-- Problem details --
Filter the listing and keep only the lines with the word "this".

*** Rows

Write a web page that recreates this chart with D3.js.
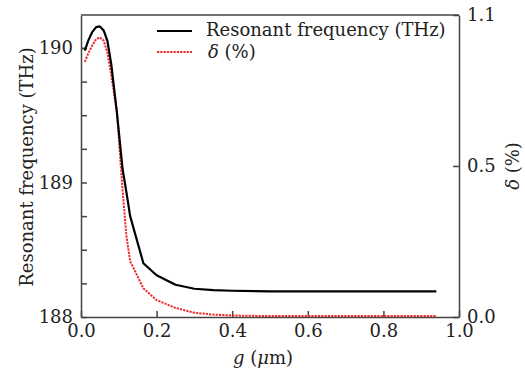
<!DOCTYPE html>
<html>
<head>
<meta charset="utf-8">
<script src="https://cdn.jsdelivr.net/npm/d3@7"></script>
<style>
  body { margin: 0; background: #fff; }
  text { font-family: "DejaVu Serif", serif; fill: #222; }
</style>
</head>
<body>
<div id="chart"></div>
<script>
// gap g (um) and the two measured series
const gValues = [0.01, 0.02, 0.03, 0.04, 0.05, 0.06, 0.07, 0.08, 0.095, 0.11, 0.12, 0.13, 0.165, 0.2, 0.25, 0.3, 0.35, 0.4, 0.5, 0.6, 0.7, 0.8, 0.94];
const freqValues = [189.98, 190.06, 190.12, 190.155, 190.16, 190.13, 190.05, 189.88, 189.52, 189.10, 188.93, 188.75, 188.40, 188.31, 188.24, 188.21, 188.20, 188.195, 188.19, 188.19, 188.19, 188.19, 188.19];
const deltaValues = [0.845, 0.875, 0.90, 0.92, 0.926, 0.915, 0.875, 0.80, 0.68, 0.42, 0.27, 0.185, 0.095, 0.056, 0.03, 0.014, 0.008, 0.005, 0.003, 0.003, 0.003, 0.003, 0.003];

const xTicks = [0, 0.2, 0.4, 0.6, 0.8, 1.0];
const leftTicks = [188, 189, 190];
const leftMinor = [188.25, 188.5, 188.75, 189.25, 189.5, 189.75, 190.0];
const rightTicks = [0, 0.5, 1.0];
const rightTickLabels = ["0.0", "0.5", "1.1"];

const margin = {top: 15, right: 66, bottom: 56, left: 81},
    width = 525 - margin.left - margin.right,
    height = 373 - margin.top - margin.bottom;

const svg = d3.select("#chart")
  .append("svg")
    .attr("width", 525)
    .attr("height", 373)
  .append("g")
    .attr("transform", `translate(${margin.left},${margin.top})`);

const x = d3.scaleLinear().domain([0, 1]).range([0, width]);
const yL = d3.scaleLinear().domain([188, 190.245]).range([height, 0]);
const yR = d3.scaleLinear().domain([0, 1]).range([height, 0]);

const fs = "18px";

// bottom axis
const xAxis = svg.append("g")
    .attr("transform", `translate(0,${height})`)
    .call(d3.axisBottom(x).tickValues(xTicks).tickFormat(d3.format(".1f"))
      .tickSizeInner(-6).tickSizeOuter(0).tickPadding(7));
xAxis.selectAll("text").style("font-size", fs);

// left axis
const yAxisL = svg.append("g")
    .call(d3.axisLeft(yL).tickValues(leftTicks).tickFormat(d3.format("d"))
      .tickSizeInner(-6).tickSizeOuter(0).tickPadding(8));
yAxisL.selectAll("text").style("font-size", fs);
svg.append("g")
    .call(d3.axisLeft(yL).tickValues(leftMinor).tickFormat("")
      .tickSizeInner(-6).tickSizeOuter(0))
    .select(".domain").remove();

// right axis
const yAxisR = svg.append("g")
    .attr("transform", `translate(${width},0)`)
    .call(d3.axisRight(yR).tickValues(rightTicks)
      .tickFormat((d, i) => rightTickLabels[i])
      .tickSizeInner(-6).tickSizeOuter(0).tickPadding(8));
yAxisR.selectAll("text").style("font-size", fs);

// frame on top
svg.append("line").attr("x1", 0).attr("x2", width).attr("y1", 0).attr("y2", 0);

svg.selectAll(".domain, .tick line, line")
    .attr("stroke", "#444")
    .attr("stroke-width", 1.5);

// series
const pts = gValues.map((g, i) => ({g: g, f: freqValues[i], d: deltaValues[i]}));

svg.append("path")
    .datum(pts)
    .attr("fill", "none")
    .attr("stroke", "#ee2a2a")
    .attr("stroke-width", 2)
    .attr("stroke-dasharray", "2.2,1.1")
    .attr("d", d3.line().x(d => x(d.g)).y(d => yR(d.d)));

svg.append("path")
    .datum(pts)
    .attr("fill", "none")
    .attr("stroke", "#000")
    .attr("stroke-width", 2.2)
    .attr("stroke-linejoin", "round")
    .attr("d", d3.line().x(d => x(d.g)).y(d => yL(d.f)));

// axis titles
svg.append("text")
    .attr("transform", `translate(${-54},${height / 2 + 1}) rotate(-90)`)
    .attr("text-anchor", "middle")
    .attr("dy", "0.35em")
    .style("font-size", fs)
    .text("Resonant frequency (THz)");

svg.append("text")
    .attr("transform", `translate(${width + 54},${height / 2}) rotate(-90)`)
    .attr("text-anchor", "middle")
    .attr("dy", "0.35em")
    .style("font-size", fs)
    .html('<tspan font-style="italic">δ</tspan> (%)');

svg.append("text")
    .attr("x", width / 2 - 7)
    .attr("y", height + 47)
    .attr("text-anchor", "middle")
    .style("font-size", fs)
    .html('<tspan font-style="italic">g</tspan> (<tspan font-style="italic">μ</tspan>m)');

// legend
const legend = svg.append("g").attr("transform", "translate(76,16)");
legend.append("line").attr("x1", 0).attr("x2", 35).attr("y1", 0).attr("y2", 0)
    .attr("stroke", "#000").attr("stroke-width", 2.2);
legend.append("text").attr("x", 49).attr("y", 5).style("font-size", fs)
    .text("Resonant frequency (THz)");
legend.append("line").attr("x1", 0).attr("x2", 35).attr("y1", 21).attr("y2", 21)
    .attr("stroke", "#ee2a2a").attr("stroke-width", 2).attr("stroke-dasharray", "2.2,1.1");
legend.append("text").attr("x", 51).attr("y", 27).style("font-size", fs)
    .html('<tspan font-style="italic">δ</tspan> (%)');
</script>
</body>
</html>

******
*** Rows

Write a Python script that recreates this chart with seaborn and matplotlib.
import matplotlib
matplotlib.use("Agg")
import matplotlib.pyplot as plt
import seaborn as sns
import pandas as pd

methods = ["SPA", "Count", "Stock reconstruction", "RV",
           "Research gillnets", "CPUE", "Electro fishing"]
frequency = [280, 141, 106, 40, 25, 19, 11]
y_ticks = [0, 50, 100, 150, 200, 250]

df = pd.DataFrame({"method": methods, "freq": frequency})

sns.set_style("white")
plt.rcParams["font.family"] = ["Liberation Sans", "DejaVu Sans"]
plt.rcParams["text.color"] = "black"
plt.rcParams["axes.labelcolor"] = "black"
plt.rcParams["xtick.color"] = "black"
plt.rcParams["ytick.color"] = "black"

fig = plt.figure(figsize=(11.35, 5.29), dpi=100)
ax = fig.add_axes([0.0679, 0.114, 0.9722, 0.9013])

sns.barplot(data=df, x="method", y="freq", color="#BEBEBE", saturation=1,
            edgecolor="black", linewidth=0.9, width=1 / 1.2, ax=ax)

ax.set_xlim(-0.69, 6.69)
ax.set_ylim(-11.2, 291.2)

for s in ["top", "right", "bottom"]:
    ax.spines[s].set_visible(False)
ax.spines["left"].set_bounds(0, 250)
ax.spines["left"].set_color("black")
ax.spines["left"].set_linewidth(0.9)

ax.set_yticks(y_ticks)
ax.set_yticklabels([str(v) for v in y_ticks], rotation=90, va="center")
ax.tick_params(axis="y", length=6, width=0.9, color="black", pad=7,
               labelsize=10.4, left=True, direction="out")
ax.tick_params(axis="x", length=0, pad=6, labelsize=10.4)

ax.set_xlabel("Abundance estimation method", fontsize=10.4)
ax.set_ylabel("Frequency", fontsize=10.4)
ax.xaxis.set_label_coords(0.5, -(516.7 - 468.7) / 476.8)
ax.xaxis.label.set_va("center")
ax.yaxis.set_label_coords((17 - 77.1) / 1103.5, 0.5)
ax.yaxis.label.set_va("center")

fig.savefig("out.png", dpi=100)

******
*** Rows

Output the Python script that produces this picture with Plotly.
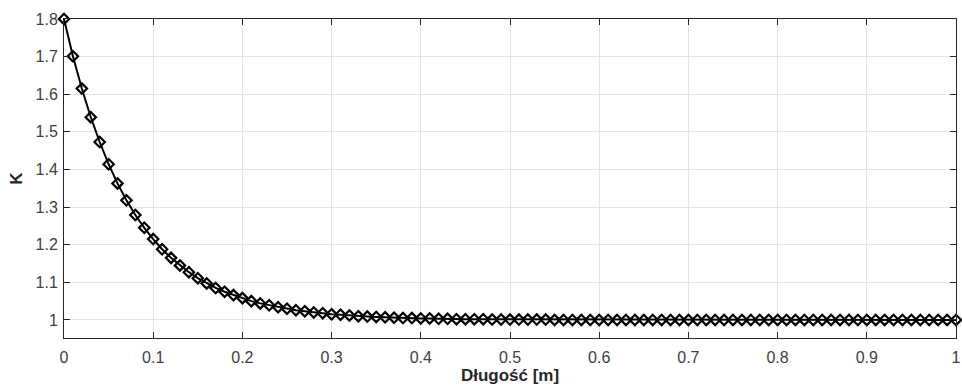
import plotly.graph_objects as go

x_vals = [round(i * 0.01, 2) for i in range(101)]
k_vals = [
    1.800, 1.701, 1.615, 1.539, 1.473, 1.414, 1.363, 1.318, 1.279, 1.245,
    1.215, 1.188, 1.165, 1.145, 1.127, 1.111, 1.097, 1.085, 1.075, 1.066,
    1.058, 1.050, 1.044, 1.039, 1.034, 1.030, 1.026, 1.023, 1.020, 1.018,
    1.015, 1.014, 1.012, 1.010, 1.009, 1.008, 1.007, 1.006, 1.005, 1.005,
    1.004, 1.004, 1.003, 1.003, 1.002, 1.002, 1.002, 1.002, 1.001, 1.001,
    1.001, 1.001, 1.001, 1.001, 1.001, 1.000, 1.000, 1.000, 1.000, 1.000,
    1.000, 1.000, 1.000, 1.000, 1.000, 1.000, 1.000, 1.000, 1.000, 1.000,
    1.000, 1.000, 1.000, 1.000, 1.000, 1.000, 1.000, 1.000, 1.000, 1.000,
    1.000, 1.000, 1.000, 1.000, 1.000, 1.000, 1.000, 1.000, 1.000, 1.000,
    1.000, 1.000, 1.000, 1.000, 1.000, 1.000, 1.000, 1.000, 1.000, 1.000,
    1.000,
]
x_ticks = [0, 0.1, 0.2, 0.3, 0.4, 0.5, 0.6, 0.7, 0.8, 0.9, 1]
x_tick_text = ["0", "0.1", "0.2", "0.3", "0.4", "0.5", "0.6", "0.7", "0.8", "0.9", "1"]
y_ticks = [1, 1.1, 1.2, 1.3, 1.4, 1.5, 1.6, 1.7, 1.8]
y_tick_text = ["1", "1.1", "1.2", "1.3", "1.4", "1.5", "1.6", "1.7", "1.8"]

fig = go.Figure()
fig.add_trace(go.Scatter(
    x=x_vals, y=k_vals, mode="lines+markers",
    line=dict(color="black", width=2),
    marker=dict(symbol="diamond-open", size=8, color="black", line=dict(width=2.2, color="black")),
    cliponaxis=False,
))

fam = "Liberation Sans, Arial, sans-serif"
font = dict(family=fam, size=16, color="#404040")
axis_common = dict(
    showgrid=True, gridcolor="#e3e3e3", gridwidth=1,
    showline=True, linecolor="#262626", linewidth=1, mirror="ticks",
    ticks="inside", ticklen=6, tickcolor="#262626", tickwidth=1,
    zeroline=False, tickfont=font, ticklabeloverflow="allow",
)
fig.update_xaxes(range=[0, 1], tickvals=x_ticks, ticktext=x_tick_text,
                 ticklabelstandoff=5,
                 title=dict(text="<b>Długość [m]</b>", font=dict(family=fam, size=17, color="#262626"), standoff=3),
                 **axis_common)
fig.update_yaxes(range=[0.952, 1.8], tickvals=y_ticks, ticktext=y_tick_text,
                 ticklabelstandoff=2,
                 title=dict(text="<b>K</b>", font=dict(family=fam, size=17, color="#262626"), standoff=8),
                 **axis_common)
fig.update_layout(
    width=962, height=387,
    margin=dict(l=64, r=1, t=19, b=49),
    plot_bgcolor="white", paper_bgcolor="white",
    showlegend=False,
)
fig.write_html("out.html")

******

-- Answer in full --
Write a web page that recreates this chart with D3.js.
Write a Python script that recreates this chart with seaborn and matplotlib.
Output the Python script that produces this picture with Plotly.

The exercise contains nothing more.